The Netherlands does not yet recognise the State of Palestine, as many countries do, but it will recognise those Palestinian territories as the origin of birth for those born after May 15, 1948 when the British Mandate officially ended.
The policy is in line with the Dutch position that Israel does not have sovereignty over those territories, which the Palestinians seek for any future sovereign state. The only options previously available to Palestinians in the Netherlands were "Israel" and "unknown".
The announcement was made by Dutch State Secretary Raymond Knops at The Hague on Friday, according to an Interior Ministry release. In a letter, he said the territories would be added to the list of territories that the Dutch civil registry accepts.
He said the new category would be introduced as the terms were agreed upon in the Oslo Peace Accords signed between Israel and the Palestine Liberation Organisation in the 1990s and in subsequent United Nations Security Council resolutions.

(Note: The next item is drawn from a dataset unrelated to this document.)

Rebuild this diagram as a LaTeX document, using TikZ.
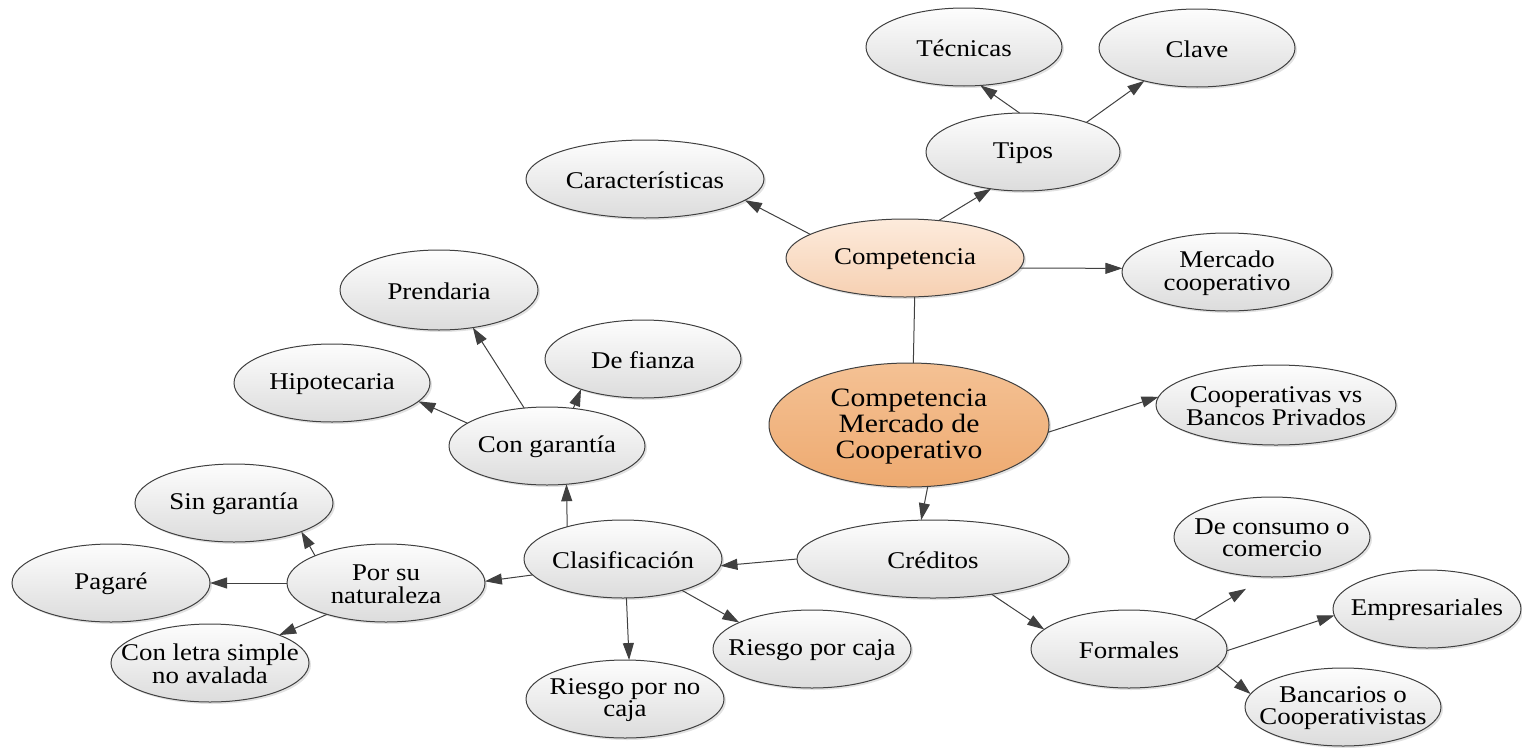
\documentclass[tikz,border=0pt]{standalone}
\usepackage{fontspec}
\setmainfont{Liberation Serif}[FakeStretch=1.12]
\usetikzlibrary{arrows.meta,shapes.geometric,shadows}

\definecolor{edgec}{HTML}{404040}
\definecolor{greytop}{HTML}{FDFDFD}
\definecolor{greybot}{HTML}{DCDCDC}
\definecolor{peachtop}{HTML}{FDEBDC}
\definecolor{peachbot}{HTML}{F6D0B2}
\definecolor{orangetop}{HTML}{F4C194}
\definecolor{orangebot}{HTML}{EEAA70}

\tikzset{
  bub/.style={ellipse, draw=edgec, line width=1pt, inner sep=0pt, outer sep=0pt,
    top color=greytop, bottom color=greybot,
    drop shadow={shadow xshift=2pt, shadow yshift=-2pt, opacity=.25, fill=black!45}},
  peach/.style={bub, top color=peachtop, bottom color=peachbot},
  hub/.style={bub, top color=orangetop, bottom color=orangebot},
  txt/.style={align=center, inner sep=0pt, text=black,
    font=\fontsize{24}{22.5}\selectfont},
  bigtxt/.style={txt, font=\fontsize{26.5}{26}\selectfont},
  link/.style={draw=edgec, line width=1pt, -{Triangle[length=17pt,width=11pt]}},
  plain/.style={draw=edgec, line width=1pt},
}

% \bubnode[style]{name}{x,y}{width}{height}{text}
\newcommand\bubnode[6][bub]{%
  \node[#1, minimum width=#4, minimum height=#5] (#2) at (#3) {};
  \node[txt] (#2-t) at ([yshift=-1pt]#2.center) {#6};}

\begin{document}
\begin{tikzpicture}[x=1pt, y=-1pt]
\useasboundingbox (0,0) rectangle (1522,747);

% competition branch
\bubnode{tec}{964,47}{196pt}{78pt}{Técnicas}
\bubnode{clave}{1197,48}{196pt}{78pt}{Clave}
\bubnode{tipos}{1023,152}{194pt}{78pt}{Tipos}
\bubnode{car}{645,179}{238pt}{78pt}{Características}
\bubnode[peach]{comp}{905,258}{238pt}{78pt}{Competencia}
\bubnode{merc}{1227,272}{210pt}{78pt}{Mercado\\cooperativo}

% central topic
\node[hub, minimum width=280pt, minimum height=124pt] (central) at (909,425) {};
\node[bigtxt] (central-t) at ([yshift=-2pt]central.center) {Competencia\\Mercado de\\Cooperativo};
\bubnode{coop}{1276,405}{240pt}{80pt}{Cooperativas vs\\Bancos Privados}

% guarantees
\bubnode{pren}{439,290}{198pt}{80pt}{Prendaria}
\bubnode{fian}{643,359}{196pt}{78pt}{De fianza}
\bubnode{hip}{332,383}{196pt}{78pt}{Hipotecaria}
\bubnode{cong}{547,446}{196pt}{78pt}{Con garantía}

% classification
\bubnode{sing}{234,503}{198pt}{78pt}{Sin garantía}
\bubnode{clas}{623,559}{198pt}{78pt}{Clasificación}
\bubnode{psn}{386,583}{198pt}{78pt}{Por su\\naturaleza}
\bubnode{pag}{111,583}{198pt}{78pt}{Pagaré}
\bubnode{cls}{210,663}{198pt}{78pt}{Con letra simple\\no avalada}
\bubnode{rc}{812,649}{198pt}{78pt}{Riesgo por caja}
\bubnode{rnc}{625,699}{198pt}{78pt}{Riesgo por no\\caja}

% credits
\bubnode{cred}{933,559}{272pt}{78pt}{Créditos}
\bubnode{form}{1129,649}{196pt}{78pt}{Formales}
\bubnode{dec}{1272,537}{196pt}{80pt}{De consumo o\\comercio}
\bubnode{emp}{1427,609}{188pt}{78pt}{Empresariales}
\bubnode{banc}{1343,707}{196pt}{78pt}{Bancarios o\\Cooperativistas}

% connectors
\draw[link] (tipos.95.9) -- (tec.-67.7);
\draw[link] (tipos.25.1) -- (clave.212.2);
\draw[link] (comp.48.3) -- (tipos.229.1);
\draw[link] (comp.166.1) -- (car.-12.1);
\draw[link] (comp.-5.7) -- (merc.178.9);
\draw[plain] (comp.-76) -- (central.86.2);
\draw[link] (central.-3.2) -- (coop.176.7);
\draw[link] (central.-73.8) -- (cred.107.1);
\draw[link] (cred.180) -- (clas.-4.6);
\draw[link] (cred.-31.7) -- (form.167.1);
\draw[link, shorten >=23pt] (form.24.4) -- (dec.-99.6);
\draw[link] (form.-1.8) -- (emp.184.9);
\draw[link] (form.-11.8) -- (banc.172.5);
\draw[link] (clas.150.8) -- (cong.-63.6);
\draw[link] (clas.190.9) -- (psn.1.7);
\draw[link] (clas.-85.6) -- (rnc.84.1);
\draw[link] (clas.-28.8) -- (rc.160.2);
\draw[link] (cong.164.6) -- (hip.-12.4);
\draw[link] (cong.121.2) -- (pren.-48);
\draw[link] (cong.55.6) -- (fian.206.9);
\draw[link] (psn.159.9) -- (sing.-23.8);
\draw[link] (psn.180) -- (pag.0);
\draw[link] (psn.208.4) -- (cls.22.6);
\end{tikzpicture}
\end{document}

The category of "unknown" was only an option because Palestinians had protested against putting Israel as their place of birth.
Israel has maintained a military occupation in East Jerusalem and the West Bank since the 1967 Arab-Israeli War. It has since built a network of settlements across both territories that the majority of the international community deem to be illegal.
The Palestinians say the settlement enterprise is an attempt to prevent the creation of a contiguous Palestinian state that would consist of East Jerusalem, the West Bank and Gaza.
In Gaza, Israel withdrew its settler population in 2005 but has since imposed a decade-long siege that the UN says has made the territory unlivable.